On May 10, police operatives swooped on newspaper vendors in Owerri, the capital city of Imo State, arrested six of them and seized several copies of publications with “anti-government” content. The newspapers on sale contained articles on the Indigenous People of Biafra (IPOB), a proscribed secessionist group in Nigeria. The vendors were detained but later released after being brutalised by the police personnel.

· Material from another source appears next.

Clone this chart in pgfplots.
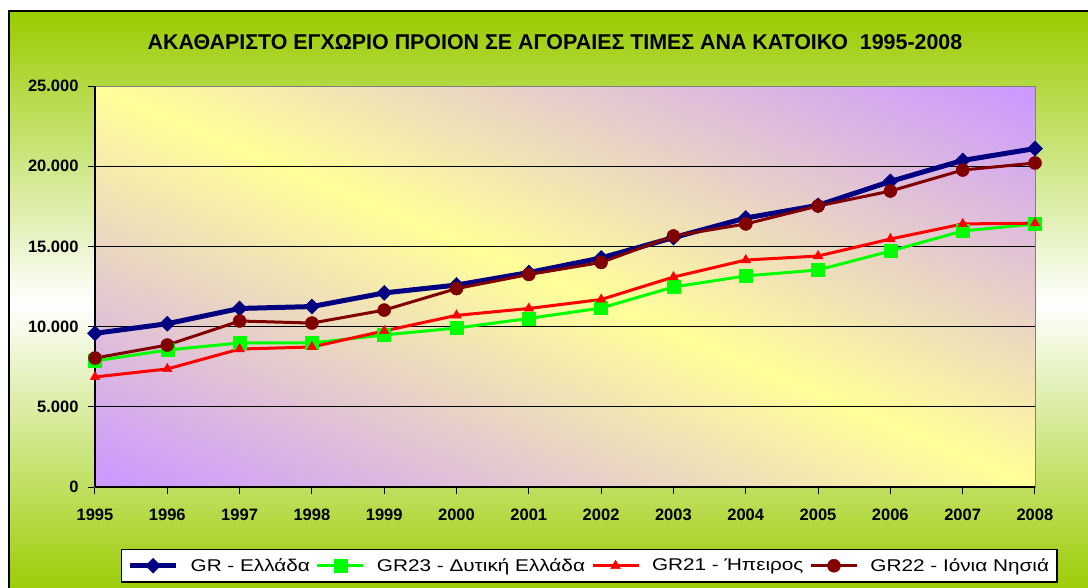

Since May 20, the Abuja-based BBC reporter, Peter Nkanga, has been receiving death threats via calls and text messages from anonymous people over a documentary aired by the British broadcaster on May 17. Supporters of Issah Ahmed, a popular radio presenter who was featured in the documentary, are suspected to be behind the threats. The documentary showed Ahmed Isah slapping a woman on his show for torturing her niece. While Isah later apologised for his violent conduct, he also incited his fans against Nkanga by accusing the journalist and the BBC of maligning him and plotting to kill him.

The offensive continued on June 24 when operatives of the Department of State Services (DSS) and police personnel assaulted Friday Olokor, Chief Correspondent with Punch Nigeria newspapers and seized the phone of  Patience Ihejirika of Leadership Newspapers. The security officers deleted videos from Ihejirika’s phone including her recordings of the assault on Olokor.

Press freedom has come under intense attack in recent years, particularly over the past six years of President Muhammadu Buhari’s tenure. On June 30, the MFWA and the Nigeria Union of Journalists (NUJ) launched a report on the state of press freedom in Nigeria which revealed that over 3,000 violations including the killing of seven journalists have been recorded since President Buhari assumed office. Sadly, the trend is continuing, as evidenced by the above incidents.

The MFWA is extremely concerned about the continuous suppression of press freedom and undermining of journalists’ safety in Nigeria. We call on the authorities to bring to take steps to reverse the deteriorating press freedom environment in the country to enable journalists to do their work effectively without any harassment from any actors.